Why is saving data in columns better than rows?

Imagine you're looking for information about just one thing, like how tall everyone is. If the data is saved in rows, you have to read through everyone's name, age, and height just to get their height. But if it's saved in columns, Parquet can just grab the 'height' column and ignore everything else. This is way faster, especially when you have tons and tons of data!

How does Parquet save space?

Parquet is really good at squishing data down. Since all the data in a column is usually the same type (like all numbers or all words), it can use clever tricks to make the files smaller. It's like finding ways to fold your clothes really neatly to fit more in your suitcase. This means you need less storage space, which saves money.

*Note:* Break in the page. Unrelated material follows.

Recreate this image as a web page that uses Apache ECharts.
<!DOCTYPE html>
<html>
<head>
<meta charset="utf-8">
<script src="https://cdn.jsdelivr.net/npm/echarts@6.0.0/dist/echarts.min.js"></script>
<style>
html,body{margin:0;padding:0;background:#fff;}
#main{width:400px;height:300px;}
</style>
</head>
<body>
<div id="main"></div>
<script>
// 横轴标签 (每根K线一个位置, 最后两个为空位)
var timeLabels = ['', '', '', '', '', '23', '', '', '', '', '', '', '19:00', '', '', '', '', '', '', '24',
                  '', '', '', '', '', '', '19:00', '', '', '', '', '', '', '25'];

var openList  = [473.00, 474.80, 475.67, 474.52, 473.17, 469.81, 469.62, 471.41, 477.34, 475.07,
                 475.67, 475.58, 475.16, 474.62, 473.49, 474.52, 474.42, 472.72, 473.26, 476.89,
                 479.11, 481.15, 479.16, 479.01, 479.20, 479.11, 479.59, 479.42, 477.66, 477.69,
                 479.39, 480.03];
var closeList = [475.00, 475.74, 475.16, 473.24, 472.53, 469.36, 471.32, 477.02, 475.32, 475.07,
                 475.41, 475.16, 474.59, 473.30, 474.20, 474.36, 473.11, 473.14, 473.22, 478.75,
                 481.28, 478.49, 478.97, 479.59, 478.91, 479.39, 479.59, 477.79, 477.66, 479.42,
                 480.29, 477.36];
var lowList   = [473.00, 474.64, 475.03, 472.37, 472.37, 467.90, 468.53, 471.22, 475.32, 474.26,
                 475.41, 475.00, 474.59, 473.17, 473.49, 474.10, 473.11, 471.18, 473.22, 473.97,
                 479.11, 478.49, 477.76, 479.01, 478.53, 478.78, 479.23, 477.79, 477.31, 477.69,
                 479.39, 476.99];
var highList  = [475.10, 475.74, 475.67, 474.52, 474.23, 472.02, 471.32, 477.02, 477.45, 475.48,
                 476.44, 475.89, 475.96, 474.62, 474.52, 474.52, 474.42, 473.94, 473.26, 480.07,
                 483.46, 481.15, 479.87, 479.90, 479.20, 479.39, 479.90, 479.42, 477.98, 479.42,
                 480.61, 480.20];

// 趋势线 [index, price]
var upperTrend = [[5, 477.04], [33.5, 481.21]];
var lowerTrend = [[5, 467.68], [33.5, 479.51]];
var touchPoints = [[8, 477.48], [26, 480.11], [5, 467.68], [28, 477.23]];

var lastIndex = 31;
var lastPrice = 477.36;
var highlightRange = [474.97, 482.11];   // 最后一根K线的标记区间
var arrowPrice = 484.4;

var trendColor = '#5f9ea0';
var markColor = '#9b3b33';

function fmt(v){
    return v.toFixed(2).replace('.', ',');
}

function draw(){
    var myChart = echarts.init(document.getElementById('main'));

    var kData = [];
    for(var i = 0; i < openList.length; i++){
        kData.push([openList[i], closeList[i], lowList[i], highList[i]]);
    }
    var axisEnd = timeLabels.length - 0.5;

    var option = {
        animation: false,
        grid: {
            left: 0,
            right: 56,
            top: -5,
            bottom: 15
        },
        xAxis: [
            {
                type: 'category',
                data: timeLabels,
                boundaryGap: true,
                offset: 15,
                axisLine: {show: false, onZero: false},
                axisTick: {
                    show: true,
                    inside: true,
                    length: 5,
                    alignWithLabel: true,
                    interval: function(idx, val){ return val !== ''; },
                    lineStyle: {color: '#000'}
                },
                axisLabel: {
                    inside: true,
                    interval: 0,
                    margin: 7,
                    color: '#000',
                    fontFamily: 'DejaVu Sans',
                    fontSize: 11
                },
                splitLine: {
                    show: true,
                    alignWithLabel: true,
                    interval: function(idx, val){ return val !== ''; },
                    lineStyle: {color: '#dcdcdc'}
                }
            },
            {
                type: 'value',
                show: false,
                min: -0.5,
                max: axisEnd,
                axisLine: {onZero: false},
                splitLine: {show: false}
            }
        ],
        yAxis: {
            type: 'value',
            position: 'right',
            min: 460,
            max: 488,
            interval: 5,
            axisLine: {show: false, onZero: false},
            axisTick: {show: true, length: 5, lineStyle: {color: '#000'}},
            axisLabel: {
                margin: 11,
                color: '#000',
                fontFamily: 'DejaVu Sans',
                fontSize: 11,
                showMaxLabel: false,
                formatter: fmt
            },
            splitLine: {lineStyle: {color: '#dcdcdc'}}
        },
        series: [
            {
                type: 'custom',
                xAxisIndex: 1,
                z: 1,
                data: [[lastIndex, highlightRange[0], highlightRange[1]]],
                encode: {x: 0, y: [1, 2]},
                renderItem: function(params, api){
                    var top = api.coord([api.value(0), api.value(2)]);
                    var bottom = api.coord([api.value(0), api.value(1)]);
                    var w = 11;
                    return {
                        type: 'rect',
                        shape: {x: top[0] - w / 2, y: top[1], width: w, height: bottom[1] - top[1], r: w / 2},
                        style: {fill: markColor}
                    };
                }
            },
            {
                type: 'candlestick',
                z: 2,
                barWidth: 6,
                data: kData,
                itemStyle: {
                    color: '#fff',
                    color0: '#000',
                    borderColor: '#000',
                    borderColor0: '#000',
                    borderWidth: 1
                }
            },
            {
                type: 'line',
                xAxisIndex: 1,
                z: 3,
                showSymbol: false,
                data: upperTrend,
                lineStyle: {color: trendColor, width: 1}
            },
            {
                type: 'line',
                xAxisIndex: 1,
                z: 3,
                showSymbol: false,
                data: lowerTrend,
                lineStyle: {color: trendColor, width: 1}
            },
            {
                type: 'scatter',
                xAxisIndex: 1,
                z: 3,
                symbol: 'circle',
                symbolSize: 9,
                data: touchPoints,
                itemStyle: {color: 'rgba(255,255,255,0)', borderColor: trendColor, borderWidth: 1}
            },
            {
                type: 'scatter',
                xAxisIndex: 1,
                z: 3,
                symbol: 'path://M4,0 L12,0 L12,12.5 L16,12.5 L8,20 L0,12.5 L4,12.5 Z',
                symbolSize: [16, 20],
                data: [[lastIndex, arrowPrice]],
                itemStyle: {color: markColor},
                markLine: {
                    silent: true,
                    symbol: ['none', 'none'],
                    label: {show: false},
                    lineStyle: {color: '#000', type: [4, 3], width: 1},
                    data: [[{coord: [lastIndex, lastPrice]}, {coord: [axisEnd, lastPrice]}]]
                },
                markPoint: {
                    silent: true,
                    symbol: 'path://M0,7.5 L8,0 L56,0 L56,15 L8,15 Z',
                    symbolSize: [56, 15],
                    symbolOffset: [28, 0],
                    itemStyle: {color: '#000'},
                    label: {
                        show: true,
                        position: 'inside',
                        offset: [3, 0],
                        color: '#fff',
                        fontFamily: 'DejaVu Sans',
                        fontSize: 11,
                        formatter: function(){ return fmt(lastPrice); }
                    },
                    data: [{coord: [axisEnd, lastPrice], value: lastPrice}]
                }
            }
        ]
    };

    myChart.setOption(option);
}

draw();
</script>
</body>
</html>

Can Parquet handle changes to my data?

Yes, Parquet is pretty flexible! If you need to add new types of information later, or change how existing information is organized, Parquet can usually handle it without you having to redo all your old data. It's like being able to add a new section to your LEGO creation without taking the whole thing apart.

Is Parquet used by many different tools?

Absolutely! Parquet is like a universal language for data. Lots of popular tools and systems, like those used for big data analysis and machine learning, can read and write Parquet files. This makes it easy to share data between different programs and teams without a lot of trouble.

When should I use Parquet?

Parquet is awesome when you have large amounts of data and you need to analyze it quickly. It's perfect for things like building data lakes, creating reports and dashboards, and training machine learning models. If you're mostly reading specific pieces of data rather than changing individual records all the time, Parquet is a great choice.